The input:
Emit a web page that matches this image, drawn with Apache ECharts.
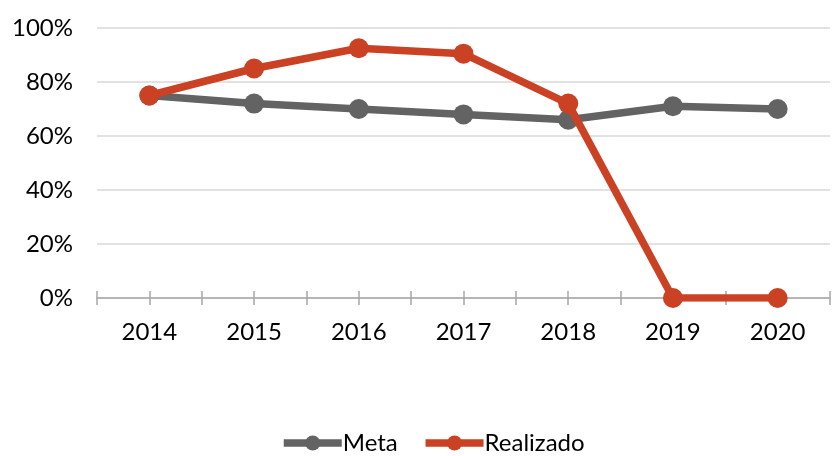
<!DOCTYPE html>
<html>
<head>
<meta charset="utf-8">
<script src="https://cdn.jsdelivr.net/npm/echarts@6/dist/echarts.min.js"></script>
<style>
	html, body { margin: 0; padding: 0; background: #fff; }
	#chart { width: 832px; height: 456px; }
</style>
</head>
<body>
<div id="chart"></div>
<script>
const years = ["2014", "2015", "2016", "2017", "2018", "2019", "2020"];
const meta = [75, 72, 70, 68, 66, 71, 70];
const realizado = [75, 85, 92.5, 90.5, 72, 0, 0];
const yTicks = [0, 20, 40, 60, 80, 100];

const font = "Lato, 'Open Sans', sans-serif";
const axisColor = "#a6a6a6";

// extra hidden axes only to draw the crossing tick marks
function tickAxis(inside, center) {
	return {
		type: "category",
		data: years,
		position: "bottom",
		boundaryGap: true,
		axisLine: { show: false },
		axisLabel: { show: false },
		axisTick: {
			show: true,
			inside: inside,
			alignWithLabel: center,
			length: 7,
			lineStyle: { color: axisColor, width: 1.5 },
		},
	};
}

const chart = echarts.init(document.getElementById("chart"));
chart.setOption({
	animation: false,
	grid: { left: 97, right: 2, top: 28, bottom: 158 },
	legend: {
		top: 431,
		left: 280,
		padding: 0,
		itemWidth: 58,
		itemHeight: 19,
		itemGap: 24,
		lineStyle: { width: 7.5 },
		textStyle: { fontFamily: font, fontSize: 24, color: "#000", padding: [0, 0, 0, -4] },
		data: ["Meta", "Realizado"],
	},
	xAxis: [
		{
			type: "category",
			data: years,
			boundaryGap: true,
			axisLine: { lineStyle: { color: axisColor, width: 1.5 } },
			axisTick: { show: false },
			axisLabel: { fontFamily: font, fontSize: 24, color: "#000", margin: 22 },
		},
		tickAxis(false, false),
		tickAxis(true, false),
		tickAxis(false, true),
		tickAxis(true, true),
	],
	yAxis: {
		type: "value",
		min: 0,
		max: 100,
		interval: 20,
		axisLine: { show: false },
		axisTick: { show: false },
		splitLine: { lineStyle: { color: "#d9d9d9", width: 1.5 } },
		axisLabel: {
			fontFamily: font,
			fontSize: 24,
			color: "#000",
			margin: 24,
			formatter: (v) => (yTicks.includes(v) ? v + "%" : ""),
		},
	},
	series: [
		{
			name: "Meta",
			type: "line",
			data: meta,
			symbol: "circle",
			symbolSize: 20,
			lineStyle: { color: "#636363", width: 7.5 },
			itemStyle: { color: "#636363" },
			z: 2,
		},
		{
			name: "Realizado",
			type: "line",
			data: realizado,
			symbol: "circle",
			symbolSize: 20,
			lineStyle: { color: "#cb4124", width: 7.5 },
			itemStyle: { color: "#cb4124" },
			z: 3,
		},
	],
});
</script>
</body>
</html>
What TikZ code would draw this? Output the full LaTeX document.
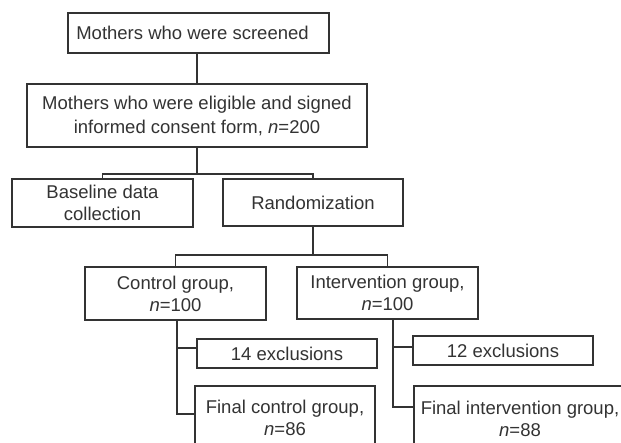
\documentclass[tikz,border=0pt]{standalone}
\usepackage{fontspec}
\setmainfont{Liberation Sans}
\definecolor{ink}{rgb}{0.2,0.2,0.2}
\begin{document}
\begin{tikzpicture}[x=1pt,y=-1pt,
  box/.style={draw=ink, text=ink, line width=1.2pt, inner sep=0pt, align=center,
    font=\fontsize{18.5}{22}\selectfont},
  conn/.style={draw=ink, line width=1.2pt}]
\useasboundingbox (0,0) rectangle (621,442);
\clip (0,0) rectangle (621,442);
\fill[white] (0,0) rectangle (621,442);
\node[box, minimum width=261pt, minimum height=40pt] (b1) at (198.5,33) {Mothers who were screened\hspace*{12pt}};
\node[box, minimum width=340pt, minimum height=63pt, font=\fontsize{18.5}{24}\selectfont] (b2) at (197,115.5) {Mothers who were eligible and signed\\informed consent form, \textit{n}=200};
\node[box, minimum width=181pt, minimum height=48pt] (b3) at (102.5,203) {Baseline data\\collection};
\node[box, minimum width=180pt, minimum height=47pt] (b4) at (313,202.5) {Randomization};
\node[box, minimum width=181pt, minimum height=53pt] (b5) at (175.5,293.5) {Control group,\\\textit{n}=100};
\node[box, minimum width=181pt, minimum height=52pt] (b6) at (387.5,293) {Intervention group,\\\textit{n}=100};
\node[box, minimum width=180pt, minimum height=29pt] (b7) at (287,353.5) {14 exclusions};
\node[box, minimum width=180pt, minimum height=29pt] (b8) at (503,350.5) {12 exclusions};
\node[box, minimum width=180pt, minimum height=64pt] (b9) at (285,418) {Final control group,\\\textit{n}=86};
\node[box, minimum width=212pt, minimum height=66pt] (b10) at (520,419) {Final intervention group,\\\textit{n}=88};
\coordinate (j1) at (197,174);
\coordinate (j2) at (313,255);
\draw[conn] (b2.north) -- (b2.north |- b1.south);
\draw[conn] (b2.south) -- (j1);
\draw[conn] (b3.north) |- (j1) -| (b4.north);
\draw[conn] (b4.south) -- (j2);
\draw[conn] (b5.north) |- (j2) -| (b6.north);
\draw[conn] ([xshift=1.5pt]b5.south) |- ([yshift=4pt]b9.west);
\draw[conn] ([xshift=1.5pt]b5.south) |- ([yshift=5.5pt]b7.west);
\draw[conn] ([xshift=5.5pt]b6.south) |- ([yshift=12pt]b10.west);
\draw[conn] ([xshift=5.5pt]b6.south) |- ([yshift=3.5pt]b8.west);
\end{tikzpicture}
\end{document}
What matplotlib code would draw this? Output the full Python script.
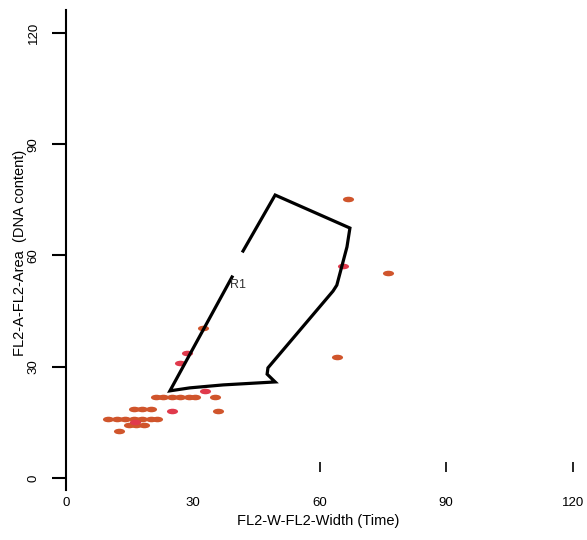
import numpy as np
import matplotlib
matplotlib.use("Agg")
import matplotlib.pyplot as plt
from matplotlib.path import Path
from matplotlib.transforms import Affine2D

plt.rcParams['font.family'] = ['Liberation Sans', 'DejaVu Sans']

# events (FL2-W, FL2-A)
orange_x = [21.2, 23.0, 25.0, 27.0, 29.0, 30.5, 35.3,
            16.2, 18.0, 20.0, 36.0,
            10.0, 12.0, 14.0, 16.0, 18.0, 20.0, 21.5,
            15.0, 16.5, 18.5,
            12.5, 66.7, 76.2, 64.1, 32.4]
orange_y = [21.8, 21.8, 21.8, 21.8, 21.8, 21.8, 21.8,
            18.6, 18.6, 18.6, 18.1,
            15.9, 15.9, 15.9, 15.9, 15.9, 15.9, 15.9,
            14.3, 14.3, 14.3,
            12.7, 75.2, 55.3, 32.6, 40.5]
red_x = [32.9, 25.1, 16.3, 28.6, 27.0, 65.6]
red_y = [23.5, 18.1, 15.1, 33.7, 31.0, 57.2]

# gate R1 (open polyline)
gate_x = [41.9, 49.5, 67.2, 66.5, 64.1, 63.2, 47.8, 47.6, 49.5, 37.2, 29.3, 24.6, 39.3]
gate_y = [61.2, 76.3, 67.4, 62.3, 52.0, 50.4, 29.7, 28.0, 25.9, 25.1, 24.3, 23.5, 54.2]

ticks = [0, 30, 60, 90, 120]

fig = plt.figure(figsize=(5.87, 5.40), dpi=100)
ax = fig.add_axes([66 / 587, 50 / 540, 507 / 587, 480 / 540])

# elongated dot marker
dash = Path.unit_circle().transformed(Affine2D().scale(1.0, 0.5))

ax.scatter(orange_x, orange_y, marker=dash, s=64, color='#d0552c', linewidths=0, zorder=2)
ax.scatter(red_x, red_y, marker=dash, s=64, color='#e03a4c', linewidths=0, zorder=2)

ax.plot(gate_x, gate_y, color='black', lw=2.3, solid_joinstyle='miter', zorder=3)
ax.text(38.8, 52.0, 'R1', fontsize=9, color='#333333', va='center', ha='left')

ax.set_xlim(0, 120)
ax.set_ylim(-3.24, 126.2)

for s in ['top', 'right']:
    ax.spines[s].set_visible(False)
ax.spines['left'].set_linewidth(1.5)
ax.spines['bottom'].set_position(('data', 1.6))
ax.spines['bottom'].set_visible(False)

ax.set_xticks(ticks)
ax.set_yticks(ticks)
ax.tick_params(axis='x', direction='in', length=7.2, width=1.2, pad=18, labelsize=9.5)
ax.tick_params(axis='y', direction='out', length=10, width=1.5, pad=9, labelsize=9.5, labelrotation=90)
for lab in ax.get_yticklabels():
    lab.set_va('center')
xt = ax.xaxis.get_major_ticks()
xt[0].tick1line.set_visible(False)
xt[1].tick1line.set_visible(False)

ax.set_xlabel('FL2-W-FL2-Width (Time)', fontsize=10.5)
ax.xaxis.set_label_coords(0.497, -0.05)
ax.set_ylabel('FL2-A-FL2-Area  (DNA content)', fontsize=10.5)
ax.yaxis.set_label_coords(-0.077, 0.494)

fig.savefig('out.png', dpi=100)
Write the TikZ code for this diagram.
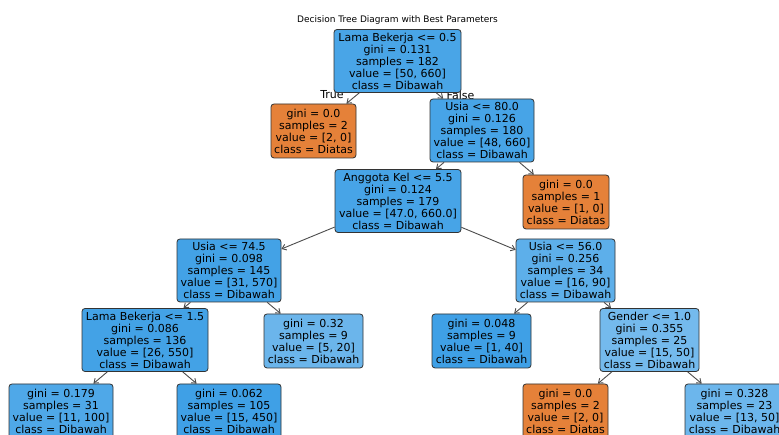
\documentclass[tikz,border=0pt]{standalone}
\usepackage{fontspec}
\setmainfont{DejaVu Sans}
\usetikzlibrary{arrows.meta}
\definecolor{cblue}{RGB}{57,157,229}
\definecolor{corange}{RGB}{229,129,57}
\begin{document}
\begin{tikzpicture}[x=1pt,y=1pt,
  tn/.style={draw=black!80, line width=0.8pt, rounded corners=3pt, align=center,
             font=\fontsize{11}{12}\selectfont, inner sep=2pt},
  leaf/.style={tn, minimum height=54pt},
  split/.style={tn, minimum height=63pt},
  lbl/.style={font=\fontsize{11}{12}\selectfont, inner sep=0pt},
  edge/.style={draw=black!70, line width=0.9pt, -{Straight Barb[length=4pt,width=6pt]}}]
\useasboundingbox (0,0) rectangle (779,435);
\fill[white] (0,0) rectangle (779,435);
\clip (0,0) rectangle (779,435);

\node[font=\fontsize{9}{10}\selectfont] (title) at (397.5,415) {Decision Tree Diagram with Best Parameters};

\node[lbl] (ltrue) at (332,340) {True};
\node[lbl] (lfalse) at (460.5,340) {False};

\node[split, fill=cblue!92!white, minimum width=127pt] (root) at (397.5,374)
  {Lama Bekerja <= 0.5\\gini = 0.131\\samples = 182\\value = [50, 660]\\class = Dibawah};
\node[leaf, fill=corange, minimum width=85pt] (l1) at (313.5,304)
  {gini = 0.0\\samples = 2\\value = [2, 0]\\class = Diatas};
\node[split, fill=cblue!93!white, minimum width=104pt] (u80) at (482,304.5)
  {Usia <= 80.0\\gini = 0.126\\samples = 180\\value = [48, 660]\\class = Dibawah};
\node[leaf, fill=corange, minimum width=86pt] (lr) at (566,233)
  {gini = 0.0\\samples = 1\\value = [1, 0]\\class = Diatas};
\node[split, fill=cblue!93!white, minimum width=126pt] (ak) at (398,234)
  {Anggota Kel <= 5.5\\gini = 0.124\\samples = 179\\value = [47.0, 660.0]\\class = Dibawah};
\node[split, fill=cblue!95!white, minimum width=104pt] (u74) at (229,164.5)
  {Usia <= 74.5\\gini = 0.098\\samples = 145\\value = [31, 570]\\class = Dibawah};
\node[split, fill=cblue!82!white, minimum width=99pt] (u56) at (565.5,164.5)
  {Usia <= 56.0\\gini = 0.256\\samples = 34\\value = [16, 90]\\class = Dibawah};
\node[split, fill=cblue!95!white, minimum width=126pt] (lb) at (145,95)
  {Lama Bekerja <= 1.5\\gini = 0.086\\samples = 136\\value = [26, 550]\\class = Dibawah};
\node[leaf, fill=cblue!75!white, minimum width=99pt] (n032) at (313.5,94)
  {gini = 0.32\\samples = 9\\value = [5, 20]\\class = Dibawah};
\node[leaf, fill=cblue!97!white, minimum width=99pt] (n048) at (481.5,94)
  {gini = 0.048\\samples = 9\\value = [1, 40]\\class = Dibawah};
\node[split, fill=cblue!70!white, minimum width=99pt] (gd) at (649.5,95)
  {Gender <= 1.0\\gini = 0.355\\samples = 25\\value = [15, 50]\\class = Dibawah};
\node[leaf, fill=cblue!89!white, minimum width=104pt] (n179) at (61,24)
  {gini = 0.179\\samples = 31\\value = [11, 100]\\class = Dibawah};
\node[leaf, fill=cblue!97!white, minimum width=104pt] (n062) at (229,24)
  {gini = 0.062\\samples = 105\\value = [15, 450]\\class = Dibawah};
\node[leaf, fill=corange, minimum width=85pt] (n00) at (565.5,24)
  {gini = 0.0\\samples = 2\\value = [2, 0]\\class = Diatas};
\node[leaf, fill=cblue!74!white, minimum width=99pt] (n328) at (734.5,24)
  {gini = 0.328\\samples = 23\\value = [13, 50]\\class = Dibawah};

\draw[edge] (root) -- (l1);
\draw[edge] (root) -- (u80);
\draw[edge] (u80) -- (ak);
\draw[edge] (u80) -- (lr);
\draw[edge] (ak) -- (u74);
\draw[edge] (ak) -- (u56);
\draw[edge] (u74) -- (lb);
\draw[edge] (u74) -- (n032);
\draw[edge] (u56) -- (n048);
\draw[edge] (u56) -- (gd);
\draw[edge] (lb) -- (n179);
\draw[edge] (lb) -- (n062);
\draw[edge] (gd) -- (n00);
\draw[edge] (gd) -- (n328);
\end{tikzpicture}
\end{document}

What to work on: Above are records; repeat only the lines from the line with "Write the TikZ code for this diagram." through the line with "(lfalse) at (460.5,340)", and leave pictures out.

The output:
Write the TikZ code for this diagram.
\documentclass[tikz,border=0pt]{standalone}
\usepackage{fontspec}
\setmainfont{DejaVu Sans}
\usetikzlibrary{arrows.meta}
\definecolor{cblue}{RGB}{57,157,229}
\definecolor{corange}{RGB}{229,129,57}
\begin{document}
\begin{tikzpicture}[x=1pt,y=1pt,
  tn/.style={draw=black!80, line width=0.8pt, rounded corners=3pt, align=center,
             font=\fontsize{11}{12}\selectfont, inner sep=2pt},
  leaf/.style={tn, minimum height=54pt},
  split/.style={tn, minimum height=63pt},
  lbl/.style={font=\fontsize{11}{12}\selectfont, inner sep=0pt},
  edge/.style={draw=black!70, line width=0.9pt, -{Straight Barb[length=4pt,width=6pt]}}]
\useasboundingbox (0,0) rectangle (779,435);
\fill[white] (0,0) rectangle (779,435);
\clip (0,0) rectangle (779,435);

\node[font=\fontsize{9}{10}\selectfont] (title) at (397.5,415) {Decision Tree Diagram with Best Parameters};

\node[lbl] (ltrue) at (332,340) {True};
\node[lbl] (lfalse) at (460.5,340) {False};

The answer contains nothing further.